The Australian | 7 December 2005


By Greg Roberts



THE nation’s second-oldest magazine is set to become the latest casualty of a push by the Australian Museum to put financial accountability ahead of scientific research.


A meeting of the museum trust in Sydney tomorrow night is expected to vote to close Nature Australia after 84 years of publication.

The move will be proposed by museum assistant director Janet Carding with the support of director Frank Howarth. Former museum director Michael Archer was bitterly disappointed with the move.


“When I was director I believed it was very important to continue the only significant museum journal in the country,” said Professor Archer, head of science at the University of NSW. “The magazine has done wonderful work over many years and it should not be just disappearing.” He said the magazine was widely respected by scientific institutions around the world. “This has an impact on our reputation worldwide.”


Professor Archer feared economic rationalism had won out over the museum’s more traditional goals. “There are things such as a commitment to research and service to the public which do not have a dollar value attached.”


Wilson da Silva, editor of Cosmos magazine, said his company was one of several publishers that put in bids for Nature Australia when the museum advertised for tenders several months ago.


“We thought it was commercially viable and that it would be terrible to see the end of such a high-quality product with a loyal readership,” da Silva said. He said he understood the museum had rejected all the offers it had received.


Museum sources said the magazine was losing money, and the administration had reached the conclusion it could not become commercially viable.
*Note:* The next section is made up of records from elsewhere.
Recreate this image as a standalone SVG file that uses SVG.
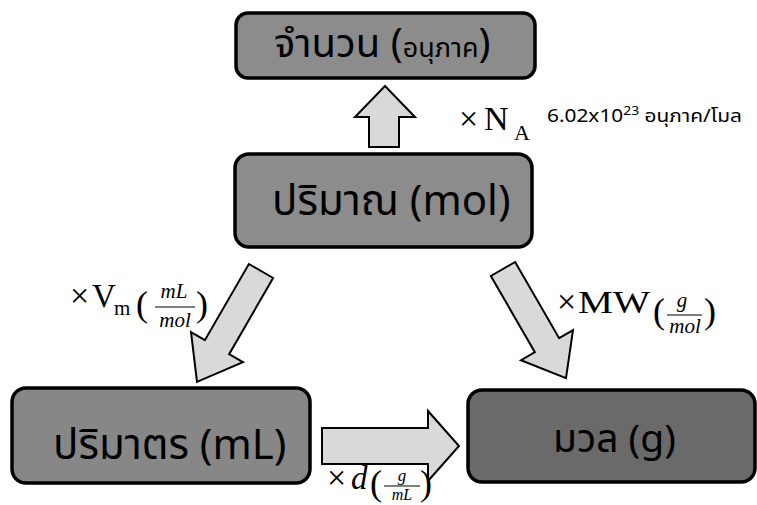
<svg xmlns="http://www.w3.org/2000/svg" width="757" height="505" viewBox="0 0 757 505">
<style>
.box{stroke:#000;stroke-width:3.5}
.arr{fill:#d9d9d9;stroke:#000;stroke-width:2;stroke-linejoin:miter}
.th{font-family:"Noto Sans Thai","Noto Sans","DejaVu Sans",sans-serif;fill:#000}
.m{font-family:"Liberation Serif","Times New Roman",serif;fill:#000}
.mi{font-family:"Liberation Serif","Times New Roman",serif;font-style:italic;fill:#000}
.x{font-family:"Liberation Serif","Times New Roman",serif;font-size:34px;fill:#000}
.p{font-family:"Liberation Serif","Times New Roman",serif;font-size:36px;fill:#000}
.fl{stroke:#000;stroke-width:1.2}
</style>
<rect width="757" height="505" fill="#fff"/>
<g id="connectors">
<polygon class="arr" points="385,86 415,117 399,117 399,147 369,147 369,117 355,117"/>
<polygon class="arr" transform="translate(261,271) rotate(120)" points="0,-14 88,-14 88,-30 128,0 88,30 88,14 0,14"/>
<polygon class="arr" transform="translate(503,269) rotate(60)" points="0,-14 88,-14 88,-30 126,0 88,30 88,14 0,14"/>
<polygon class="arr" points="322,428 428,428 428,411 459,446 428,481 428,464 322,464"/>
</g>
<g id="node-count">
<rect class="box" x="236" y="13" width="299" height="65" rx="12" fill="#8c8c8c"/>
<text class="th" x="274" y="57" font-size="40">จำนวน <tspan font-size="40">(</tspan><tspan font-size="27">อนุภาค</tspan><tspan font-size="40">)</tspan></text>
</g>
<g id="node-mol">
<rect class="box" x="235" y="154" width="297" height="93" rx="14" fill="#8c8c8c"/>
<text class="th" x="272" y="215" font-size="42">ปริมาณ (mol)</text>
</g>
<g id="node-volume">
<rect class="box" x="12" y="388" width="298" height="95" rx="14" fill="#878787"/>
<text class="th" x="53" y="459" font-size="42">ปริมาตร (mL)</text>
</g>
<g id="node-mass">
<rect class="box" x="468" y="390" width="287" height="92" rx="14" fill="#6a6a6a"/>
<text class="th" x="553" y="452" font-size="39">มวล (g)</text>
</g>
<g id="labels">
<text class="x" x="459" y="130">×</text>
<text class="m" x="484" y="130" font-size="34">N</text>
<text class="m" x="514" y="140" font-size="22">A</text>
<text class="th" x="547" y="122" font-size="18" textLength="195" lengthAdjust="spacingAndGlyphs">6.02x10<tspan font-size="12" dy="-7">23</tspan><tspan dy="7"> อนุภาค/โมล</tspan></text>

<text class="x" x="70" y="307">×</text>
<text class="m" x="92" y="307" font-size="33">V</text>
<text class="m" x="114" y="315" font-size="21">m</text>
<text class="p" x="136" y="316">(</text>
<text class="mi" x="174" y="298" font-size="21" text-anchor="middle">mL</text>
<line class="fl" x1="155" y1="307" x2="195" y2="307"/>
<text class="mi" x="175" y="327" font-size="21" text-anchor="middle">mol</text>
<text class="p" x="196" y="316">)</text>

<text class="x" x="557" y="313">×</text>
<text class="m" x="578" y="313" font-size="32" textLength="72" lengthAdjust="spacingAndGlyphs">MW</text>
<text class="p" x="653" y="323">(</text>
<text class="mi" x="682" y="307" font-size="21" text-anchor="middle">g</text>
<line class="fl" x1="667" y1="315" x2="702" y2="315"/>
<text class="mi" x="685" y="333" font-size="21" text-anchor="middle">mol</text>
<text class="p" x="704" y="323">)</text>

<text class="x" x="327" y="489">×</text>
<text class="mi" x="351" y="489" font-size="33">d</text>
<text class="p" x="370" y="495">(</text>
<text class="mi" x="402" y="481" font-size="17" text-anchor="middle">g</text>
<line class="fl" x1="384" y1="486" x2="420" y2="486"/>
<text class="mi" x="402" y="500" font-size="16" text-anchor="middle">mL</text>
<text class="p" x="420" y="495">)</text>
</g>
</svg>
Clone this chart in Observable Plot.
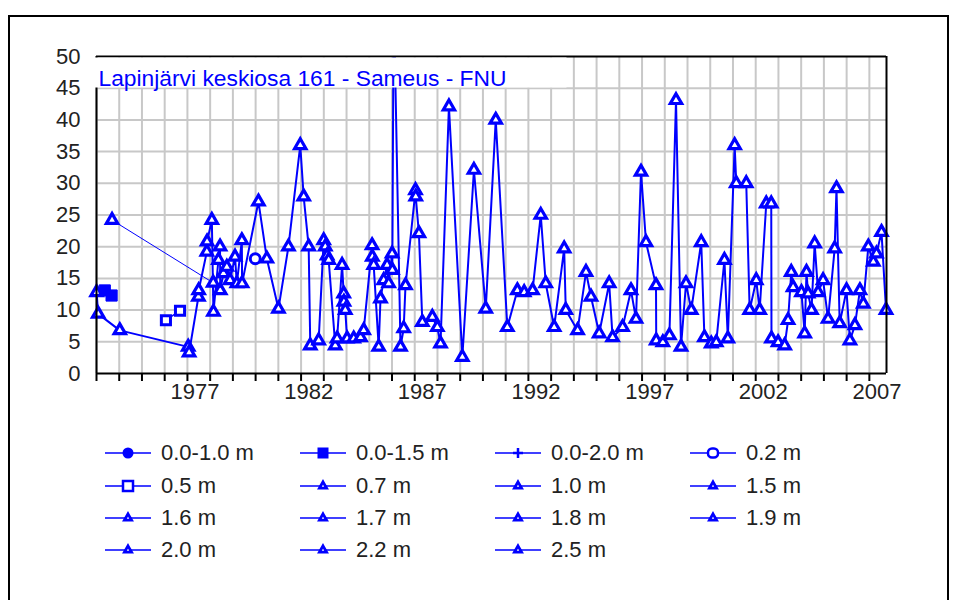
<!DOCTYPE html>
<html><head><meta charset="utf-8">
<script src="https://cdn.jsdelivr.net/npm/d3@7"></script>
<script src="https://cdn.jsdelivr.net/npm/@observablehq/plot@0.6"></script>
<style>
body{margin:0;background:#fff;font-family:"Liberation Sans",Arial,sans-serif;}
#wrap{position:relative;width:958px;height:600px;overflow:hidden;background:#fff;}
#border{position:absolute;left:8px;top:15px;width:941px;height:700px;border:2px solid #000;box-sizing:border-box;}
#chart{position:absolute;left:0;top:0;}
#legend{position:absolute;left:0;top:0;}
.item{position:absolute;height:30px;display:flex;align-items:center;font-size:22px;color:#222;white-space:nowrap;}
.item svg{display:block;margin-right:10px;}
</style></head><body>
<div id="wrap"><div id="border"></div><div id="chart"></div><div id="legend"></div></div>
<script>
// ---------------- data ----------------
const titleText = "Lapinjärvi keskiosa 161 - Sameus - FNU";
const seriesNames = ["0.0-1.0 m","0.0-1.5 m","0.0-2.0 m","0.2 m","0.5 m","0.7 m","1.0 m","1.5 m","1.6 m","1.7 m","1.8 m","1.9 m","2.0 m","2.2 m","2.5 m"];
const seriesSymbols = ["circleFill","squareFill","plus","circleOpen","squareOpen","tri","tri","tri","tri","tri","tri","tri","tri","tri","tri"];

// main series (decimal years, FNU)
const mainYears = [1972.67,1972.74,1973.69,1976.70,1976.74,1977.15,1977.16,1977.52,1977.53,1977.74,
1977.81,1978.03,1978.10,1978.11,1978.25,1978.40,1978.54,1978.76,1978.84,1979.06,
1979.07,1979.79,1980.16,1980.67,1981.11,1981.63,1981.78,1982.00,1982.07,1982.44,
1982.66,1982.73,1982.81,1982.88,1983.17,1983.25,1983.47,1983.54,1983.55,1983.61,
1983.69,1983.98,1984.28,1984.42,1984.79,1984.80,1984.86,1985.08,1985.16,1985.30,
1985.45,1985.52,1985.67,1985.68,1985.74,1986.04,1986.18,1986.26,1986.70,1986.71,
1986.85,1987.00,1987.44,1987.66,1987.80,1988.17,1988.76,1989.27,1989.79,1990.23,
1990.74,1991.18,1991.48,1991.85,1992.21,1992.43,1992.80,1993.24,1993.31,1993.83,
1994.20,1994.42,1994.78,1995.22,1995.37,1995.81,1996.18,1996.40,1996.62,1996.84,
1997.28,1997.29,1997.58,1997.87,1998.16,1998.38,1998.60,1998.83,1999.27,1999.41,
1999.71,1999.93,2000.29,2000.44,2000.74,2000.81,2001.25,2001.40,2001.69,2001.84,
2002.13,2002.35,2002.36,2002.65,2002.94,2003.09,2003.23,2003.31,2003.68,2003.82,
2003.90,2003.97,2004.12,2004.26,2004.41,2004.63,2004.85,2005.14,2005.22,2005.36,
2005.66,2005.81,2006.03,2006.25,2006.40,2006.62,2006.84,2006.98,2007.20,2007.40];
const mainValues = [12.8,9.4,6.8,4.2,3.3,12.1,13.1,19.2,20.8,24.2,
9.7,17.9,20,13.1,15.8,16.8,14.7,18.4,14.2,21,
14.2,27.1,18.1,10.2,20,36,27.9,20,4.4,5.2,
21,20,18.6,17.9,4.4,5.5,17.1,12.6,11.3,10,
5.5,5.5,5.7,6.8,20.2,18.4,17.1,4.2,11.8,14.7,
17.1,14.2,18.9,16.3,60,4.2,7.1,13.9,28.9,27.9,
22.1,8.1,8.9,7.3,4.7,42.1,2.6,32.1,10.2,40,
7.3,13.1,12.8,13.1,25,14.2,7.3,19.7,10,6.8,
16,12.1,6.3,14.2,5.7,7.3,13.1,8.6,31.8,20.7,
13.9,5.2,4.9,6,43.1,4.2,14.2,10,20.7,5.7,
4.7,4.9,17.9,5.5,36,30,30,10,14.7,10,
26.8,26.8,5.5,4.9,4.4,8.4,16,13.6,12.8,6.3,
16,12.6,10,20.5,12.8,14.7,8.6,19.7,29.2,7.9,
13.1,5.2,7.6,13.1,11,20,17.6,18.9,22.3,10];

const sq15Years = [1973.03, 1973.33];   // 0.0-1.5 m
const sq15Values = [13.1, 12.3];
const m02Years = [1979.65];             // 0.2 m
const m02Values = [18.1];
const m05Years = [1975.72, 1976.34];    // 0.5 m
const m05Values = [8.4, 9.9];
const m20Years = [1973.35, 1977.80];    // 2.0 m
const m20Values = [24.2, 14.3];

const xStart = 1972.666, xEnd = 2007.42;
const yearTicks = d3.range(35).map(k => xStart + k);
const labelYears = [1977,1982,1987,1992,1997,2002,2007];
const yTicks = d3.range(0, 51, 5);

// ---------------- build ----------------
const rows = (ys, vs) => ys.map((t, i) => ({t, v: vs[i]}));
const main = rows(mainYears, mainValues);
const sq15 = rows(sq15Years, sq15Values);
const m02 = rows(m02Years, m02Values);
const m05 = rows(m05Years, m05Values);
const m20 = rows(m20Years, m20Values);
const BLUE = "#0000ff";
const GRID = "#c8c8c8";

const plot = Plot.plot({
  width: 958, height: 410,
  marginLeft: 96, marginRight: 72, marginTop: 56, marginBottom: 37,
  x: {domain: [xStart, xEnd], label: null},
  y: {domain: [0, 50], label: null},
  style: {fontFamily: "'Liberation Sans', Arial, sans-serif", fontSize: "22px", color: "#222", background: "transparent"},
  marks: [
    Plot.gridX(yearTicks, {stroke: GRID, strokeOpacity: 1, strokeWidth: 2}),
    Plot.gridY(yTicks.filter(d => d > 0 && d < 50), {stroke: GRID, strokeOpacity: 1, strokeWidth: 2}),
    Plot.axisX(yearTicks, {tickSize: 8, tickFormat: () => "", strokeWidth: 2, stroke: "#000"}),
    Plot.axisX(labelYears, {tickSize: 0, tickPadding: 10, tickFormat: d => String(d), fontSize: 22}),
    Plot.axisY(yTicks, {tickSize: 0, tickPadding: 16, fontSize: 22}),
    Plot.line(main, {x: "t", y: "v", stroke: BLUE, strokeWidth: 2, clip: "frame"}),
    Plot.line(m20, {x: "t", y: "v", stroke: BLUE, strokeWidth: 1, clip: "frame"}),
    Plot.line(m05, {x: "t", y: "v", stroke: BLUE, strokeWidth: 1.5, clip: "frame"}),
    Plot.line(sq15, {x: "t", y: "v", stroke: BLUE, strokeWidth: 1.5, clip: "frame"}),
    Plot.dot(main.filter(d => d.v <= 50), {x: "t", y: "v", symbol: "triangle", r: 4.2, stroke: BLUE, strokeWidth: 3.2, fill: "white"}),
    Plot.dot(m20, {x: "t", y: "v", symbol: "triangle", r: 4.2, stroke: BLUE, strokeWidth: 3.2, fill: "white"}),
    Plot.dot(sq15, {x: "t", y: "v", symbol: "square", r: 6.3, fill: BLUE, stroke: BLUE, strokeWidth: 1}),
    Plot.dot(m05, {x: "t", y: "v", symbol: "square2", r: 5.8, stroke: BLUE, strokeWidth: 3, fill: "white"}),
    Plot.dot(m02, {x: "t", y: "v", symbol: "circle", r: 5, stroke: BLUE, strokeWidth: 3, fill: "white"}),
    Plot.ruleX([xStart, xEnd], {stroke: "#000", strokeWidth: 2}),
    Plot.ruleY([0, 50], {stroke: "#000", strokeWidth: 2}),
    Plot.text([titleText], {frameAnchor: "top-left", dx: 2, dy: 13, lineAnchor: "top", textAnchor: "start", fill: BLUE, fontSize: 22.8})
  ]
});
document.getElementById("chart").appendChild(plot);

// white box behind the title (as in the original)
const tnode = plot.querySelector('g[aria-label="text"] text');
if (tnode) {
  const g = tnode.parentNode;
  const bb = tnode.getBoundingClientRect();
  const sb = plot.getBoundingClientRect();
  const r = document.createElementNS("http://www.w3.org/2000/svg", "rect");
  r.setAttribute("x", 95);
  r.setAttribute("y", 57.5);
  r.setAttribute("width", (bb.right - sb.left) + 60 - 95);
  r.setAttribute("height", 30);
  r.setAttribute("fill", "white");
  g.parentNode.insertBefore(r, g);
}

// ---------------- legend ----------------
const legend = document.getElementById("legend");
const colX = [105, 300, 495, 690];
const rowY = [453, 486, 518, 550];
function icon(kind) {
  const w = 46, h = 30, cx = 23, cy = 15;
  let sym = "";
  if (kind === "tri") {
    const p = d3.symbol(d3.symbolTriangle2, 36)();
    sym = `<path d="${p}" transform="translate(${cx},${cy})" fill="white" stroke="${BLUE}" stroke-width="2.8"/>`;
  } else if (kind === "circleFill") {
    sym = `<circle cx="${cx}" cy="${cy}" r="5.5" fill="${BLUE}"/>`;
  } else if (kind === "squareFill") {
    sym = `<rect x="${cx-5.5}" y="${cy-5.5}" width="11" height="11" fill="${BLUE}"/>`;
  } else if (kind === "plus") {
    sym = `<path d="M${cx-5},${cy}H${cx+5}M${cx},${cy-5}V${cy+5}" stroke="${BLUE}" stroke-width="2.5"/>`;
  } else if (kind === "circleOpen") {
    sym = `<rect x="${cx-5}" y="${cy-4.5}" width="10" height="9" rx="4" fill="white" stroke="${BLUE}" stroke-width="2.5"/>`;
  } else if (kind === "squareOpen") {
    sym = `<rect x="${cx-5}" y="${cy-5}" width="10" height="10" fill="white" stroke="${BLUE}" stroke-width="2.5"/>`;
  }
  return `<svg width="${w}" height="${h}"><line x1="0" y1="${cy}" x2="${w}" y2="${cy}" stroke="${BLUE}" stroke-width="1.5"/>${sym}</svg>`;
}
seriesNames.forEach((name, i) => {
  const d = document.createElement("div");
  d.className = "item";
  d.style.left = colX[i % 4] + "px";
  d.style.top = (rowY[Math.floor(i / 4)] - 15) + "px";
  d.innerHTML = icon(seriesSymbols[i]) + `<span>${name}</span>`;
  legend.appendChild(d);
});
</script>
</body></html>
The magazine was taken off the stands of newsagents last year and very little has been spent in recent years on marketing or generating subscriptions.


The move follows other cost-cutting measures in research since Mr Howarth became director last year, including the disbandment of a project initiated by Professor Archer to bring to life the Tasmania tiger through DNA cloning. Mr Howarth and Ms Carding declined to comment yesterday. Their spokesman said it was inappropriate to comment before the trust meeting.